Thanks for your help, then I am unsure what I was doing then because I was following a book I have on it which sets up as I did and involves gradual fish introduction, so I am confused by what the book says to do and the test results and what you have said. I can begin adding ammonia but my ammonia levels are already that high (I think higher actually) and I've not added anything. I'll buy some ammonia and add when the ammonia level drops though as it's starting to do.

***EDIT***

Decided to summarise what it says in this book.

It says when you do it the way I have been (I'm not saying its right anymore after what you've said) the bacteria from the older filters and sponges begin producing ammonia and then new bacteria starts to make it into nitrites then nitrates.

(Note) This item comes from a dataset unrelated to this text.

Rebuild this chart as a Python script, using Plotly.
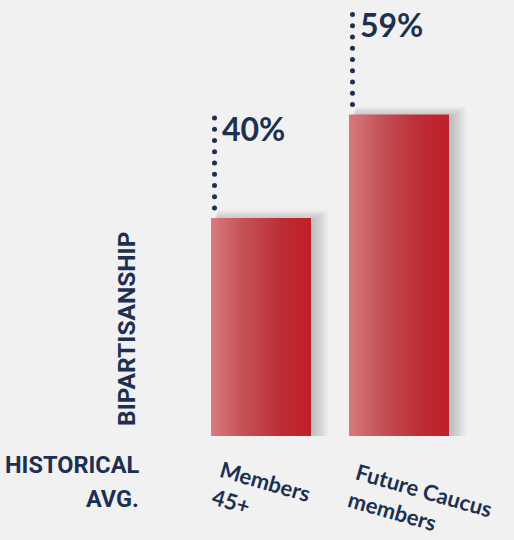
import plotly.graph_objects as go
import numpy as np

categories = ["Members<br>45+", "Future Caucus<br>members"]
values = [40, 59]
value_labels = ["40%", "59%"]
axis_title = "BIPARTISANSHIP"
baseline_label = "HISTORICAL<br>AVG."

NAVY = "#1e3050"
BG = "#f1f1f1"
W, H = 514, 540
ML, MR, MT, MB = 140, 6, 0, 104
PLOT_H = H - MT - MB
PLOT_W = W - ML - MR
YMAX = 80
XMIN, XMAX = -0.877, 1.79
PXY = PLOT_H / YMAX           # pixels per y unit
PXX = PLOT_W / (XMAX - XMIN)  # pixels per x unit
BAR_W = 100 / PXX
COND = "Roboto, sans-serif"

GRAD = [[0, "#d87a7e"], [0.3, "#c45459"], [0.7, "#bd2d35"], [1, "#c11f28"]]

fig = go.Figure()
shapes = []
for i, v in enumerate(values):
    x0, x1 = i - BAR_W / 2, i + BAR_W / 2
    # soft shadow
    for k in range(1, 10):
        shapes.append(dict(type="rect", xref="x", yref="y", layer="below",
                           x0=x0 + (2 + k * 0.5) / PXX, x1=x1 + (1 + k * 1.8) / PXX,
                           y0=0, y1=v + (k * 1.2 - 3) / PXY,
                           fillcolor="rgba(0,0,0,0.022)", line=dict(width=0)))
    fig.add_trace(go.Scatter(
        x=[x0, x1, x1, x0, x0], y=[0, 0, v, v, 0], fill="toself", mode="lines",
        line=dict(width=0), fillgradient=dict(type="horizontal", colorscale=GRAD),
        hoverinfo="skip", showlegend=False))
    # dotted leader
    dots_y = v + np.linspace(10, 100, 9) / PXY
    fig.add_trace(go.Scatter(
        x=[x0 + 3.5 / PXX] * len(dots_y), y=dots_y, mode="markers",
        marker=dict(size=5, color=NAVY), hoverinfo="skip", showlegend=False))

annotations = []
for i, (v, lab) in enumerate(zip(values, value_labels)):
    annotations.append(dict(x=i - BAR_W / 2, y=v, xref="x", yref="y", text=lab,
                            showarrow=False, xanchor="left", yanchor="middle",
                            xshift=9, yshift=90,
                            font=dict(family="Lato", size=32, color=NAVY, weight="bold")))

cat_shifts = [(0, -59), (21, -68)]
for i, (c, (dx, dy)) in enumerate(zip(categories, cat_shifts)):
    annotations.append(dict(x=i, y=0, xref="x", yref="y", text=c, showarrow=False,
                            textangle=16, align="left", xanchor="center", yanchor="middle",
                            xshift=dx, yshift=dy,
                            font=dict(family="Lato", size=22, color=NAVY, weight="bold")))

annotations.append(dict(x=0, y=1 - 328.5 / PLOT_H, xref="paper", yref="paper",
                        text=axis_title, showarrow=False, textangle=-90,
                        xanchor="center", yanchor="middle", xshift=-13.5,
                        font=dict(family=COND, size=24.5, color=NAVY, weight="bold")))
for line, dy in zip(baseline_label.split("<br>"), [-29, -63]):
    annotations.append(dict(x=0, y=0, xref="paper", yref="paper", text=line,
                            showarrow=False, align="right", xanchor="right", yanchor="middle",
                            xshift=1, yshift=dy,
                            font=dict(family=COND, size=23.5, color=NAVY, weight="bold")))

# baseline shadow + baseline
for k in range(1, 5):
    shapes.append(dict(type="rect", xref="paper", yref="y", ysizemode="pixel", yanchor=0,
                       x0=0, x1=1, y0=0, y1=-10 - k * 1.5, layer="above",
                       fillcolor="rgba(0,0,0,0.03)", line=dict(width=0)))
shapes.append(dict(type="rect", xref="paper", yref="y", ysizemode="pixel", yanchor=0,
                   x0=0, x1=1, y0=0, y1=-10, layer="above",
                   fillcolor=NAVY, line=dict(width=0)))

fig.update_layout(
    width=W, height=H, margin=dict(l=ML, r=MR, t=MT, b=MB),
    paper_bgcolor=BG, plot_bgcolor=BG,
    xaxis=dict(range=[XMIN, XMAX], visible=False, fixedrange=True),
    yaxis=dict(range=[0, YMAX], visible=False, fixedrange=True),
    shapes=shapes, annotations=annotations, showlegend=False,
)
fig.write_html("out.html")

Guess buying books on this stuff is pointless I have a tub of bacteria which says you can put in fish 3 days after putting water in your tank after using it and fish food which says to feed 3 times a day, none of it is true :/


My own personal advice, and this is what I have done, is to just start again. Drain all your water out, add new water, clean everything properly and then begin adding your own ammonia into the tank once the water has heated up to around 28-30C. I am no expert, I am still very much a noob when it comes to fish keeping, but this is my logical approach:

If you start to add Ammonia to a tank that has already had problems then these problems may just come back to bite you in the bum. Which is why it is probably best just to start over and follow the fishless cycle guide that Coleen linked you too.

Kez

It's what I'm going to do, it's just stupid that I buy a book and an expensive one too as it goes through diseases and treatments, follow it to the letter and it be totally wrong, if it had told me all this I wouldn't have sent those fishes to their death :(


It is a shame but at least you have found out now rather then buying another stock of fishies and then them dieing!
 
The thing is I already have added another stock because of the point I made that I kept being told I was wrong (well the book was) but not told how to do it properly (first I've heard about adding ammonia) Luckily though these fish are fine and the water is ok, but sounds like more luck than anything else.

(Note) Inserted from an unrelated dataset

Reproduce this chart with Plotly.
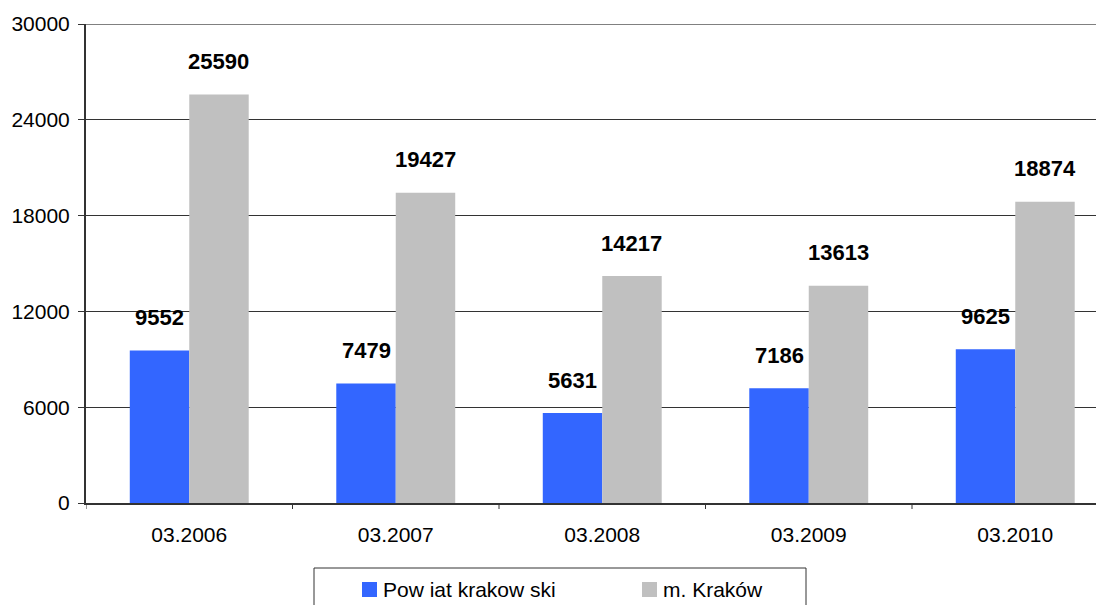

It's just I've set up a second tank and have to start again now after I buy some ammonia, who the hell writes these books!!! ¬_¬
 
It may well have, but try not to get too elaborate on PH and it's issues... relatively small changes will not kill your entire stock, whereas traces of Ammonia and NitrIe will...

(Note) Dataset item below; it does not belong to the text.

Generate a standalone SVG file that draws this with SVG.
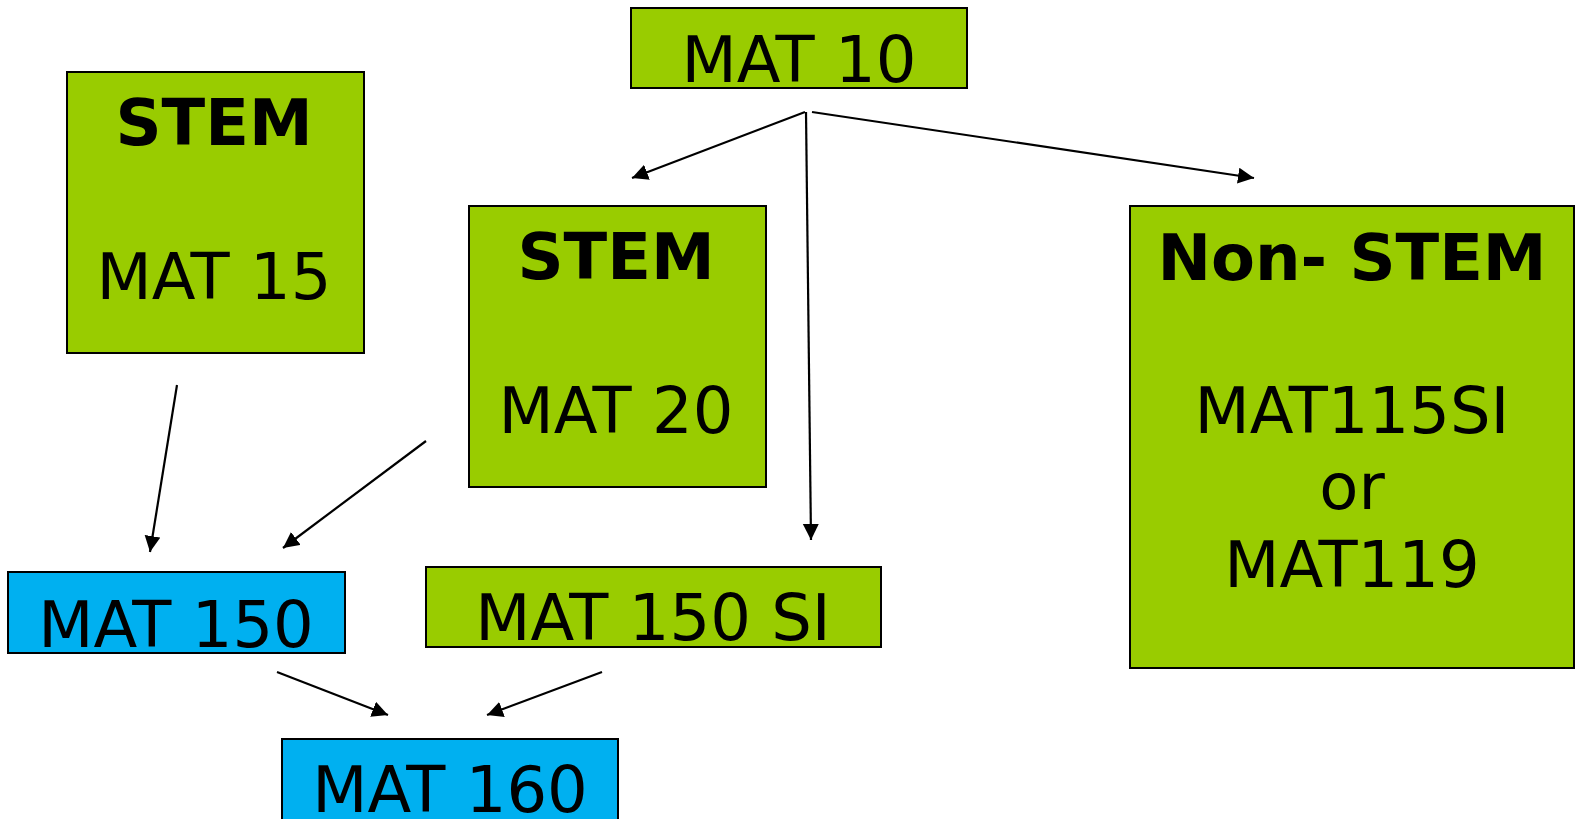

You say it is fine, i presume you mean fully cycled and tested regulary? Again, water parameter results will usually get you the answers you're looking for.

Terry.
I'm inclined to disagree. The pH in his tank was extremely high. I had a pH spike that went up to round abouts 8.5, and it killed over half my fish. It was a well extablished tank with perfect parameters. I had those fish for almost a year and never had a problem until the pH spike.....the ammonia and nitrites in my tank when that happened were 0, and the nitrates were 10. I had tried to correct a low pH (WHICH I WILL NEVER DO AGAIN ASIDE FROM WATER CHANGES LOL) and the product was only supposed to take it as high as 7.0 (pH was 6.2-6.4 in the tank) and the procuct skyrocketed the pH to over 8. I lost 4 fish from it. The rest are doing well now thankfully lol.